Example 2: Price of goods
We can start by stating simply that tariffs are inflationary. But we still have many of the tariffs in place from Trump 1.0. Furthermore, some have been increased under Biden, including the wide ranging Section 301 tariffs that came into effect in September.
So, what we don’t know is what incremental tariffs will be imposed, when they will take effect, and what conditions will be applied to allow them to be avoided or offset. Conceivably, a Trump 2.0 tariff regime might simply be a new framework within which terms of international trade have to be negotiated?
What might offset the inflationary impact of tariffs? Well, removal of regulations might reduce friction and costs in business. Proceeds from tariffs might be directed to support certain sectors, like "made in America", where a lot of reinvestment has already occurred under Biden. And trade flows might rebalance to goods from lower tariffs jurisdictions in response. Changes in corporate taxes can also affect the system, positively and negatively.
So while it is true that tariffs will be inflationary, the magnitude, timing and potential for offsetting effects are uncertain.
I don’t pretend to know the answers. But an economy is a complex and interconnected system, and there are a lot of levers to be pulled and feedback loops. While I think there are risks, and potential unintended consequences, I think we have to wait and see just what policies get enacted, their extent, and timing.
Trump has been pretty vocal in promising to reduce inflation (even if "drill baby drill" is unlikely to reduce oil prices!) and has said "Promises Made, Promises Kept". Inflation taking off again in 2025 would be the clearest sign of a MAGA failure. Rising interest rates would pitch the Whitehouse into battle with the Fed, and that could affect capital markets in not a nice way! This time around, Trump is likely focused on legacy. Would he really risk wrecking it?
One thing is for sure. 2025 will be interesting. But I’m not making any predictions. My portfolio is diversified, albeit aggressively growth oriented. Diversified by number of holdings, sector exposure, and regional revenue exposure. I think that’s the best I can do.
That sure is a valid question @GazD, although I don't tend to go down that rabbit hole too much as a longer-term investor. My guess would be 90%plus of my portfolios are minimum holding period of 10 years with and large part of this 90% even longer (20 years plus). That is definitely where I have made the majority of my gains. I do have some side dabbles for fun and not large values in small caps and start-ups, where I use my SM portfolio as a test case before jumping into those stocks IRL.
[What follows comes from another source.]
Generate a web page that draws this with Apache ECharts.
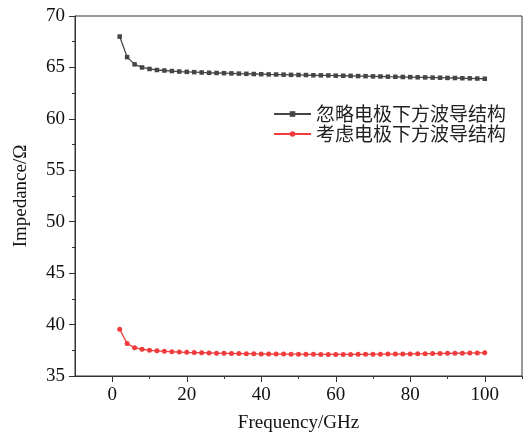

4 years does sound like a considerable time in the market, particularly if it becomes a rapidly changing market as you point out, but I'm probably just as likely to time any change badly or not read the macro tea leaves correctly, meaning I lose my compounding advantage and maybe even some real value in selling/buying/selling buying in 4 years to get back to where I am now. I did something like this with some banking shares I had held for a long period, thinking things were going to get rough for them (seems almost every market forecaster thought the same) only to see them go crazy of late. Still have @MQG and will hang on to them for some time, unless their operational direction changes dramatically.
No doubt I'll still have a play with my smaller investments and the only other major change will be to commence accumulating BTC, which is something I have been procrastinating about for 2 years. No time like the present, current price aside!!
I value your suggestion not to extend first order thinking to investment decisions @mikebrisy and you made a good case for the complexity of economic workings.I also plan to hold my investments for the longterm @lowway and you're right to express the low likelihood of correctly predicting macroeconomic changes AND making the right investment calls based on them...
The linked piece is the kind of way I'm thinking about likely inflation under Trump and to be honest I'm also mindful of @Strawman who has made the point numerous times that the US is debasing it's currency with ever inflating debt (this was set to continue under Democrats or Republicans) I hold bitcoin which is worth ~7% of our investments outside of super and our primary residence and I do see this as a hedge against sovereign currency debasement.
I suppose I worry that we might not only be headed towards short term but possible mid-long term inflation and I found out before that some of my stocks, quality though they were did not perform well in an environment of rising interest rates (primarily high PE stocks but also pre profit stocks).
https://www.piie.com/blogs/realtime-economics/2024/how-will-trumponomics-work-out
I found the NAB had a useful podcast on the subject:
https://open.spotify.com/episode/4ajNIdLnJNK8BLh6gApoMF?si=441e865dcb404016
I'll have to listen to it again as I was driving to Bylong through the Hunter and got a little distracted by the mines and beautiful cliffs!
But from what I could remember...my key takeaway was that there will be nowhere better to invest than the USA!
On the long term inflation risk this was an interesting chat with a brief discussion of the investing implications at the end…
TLDR is own hard assets and bitcoin.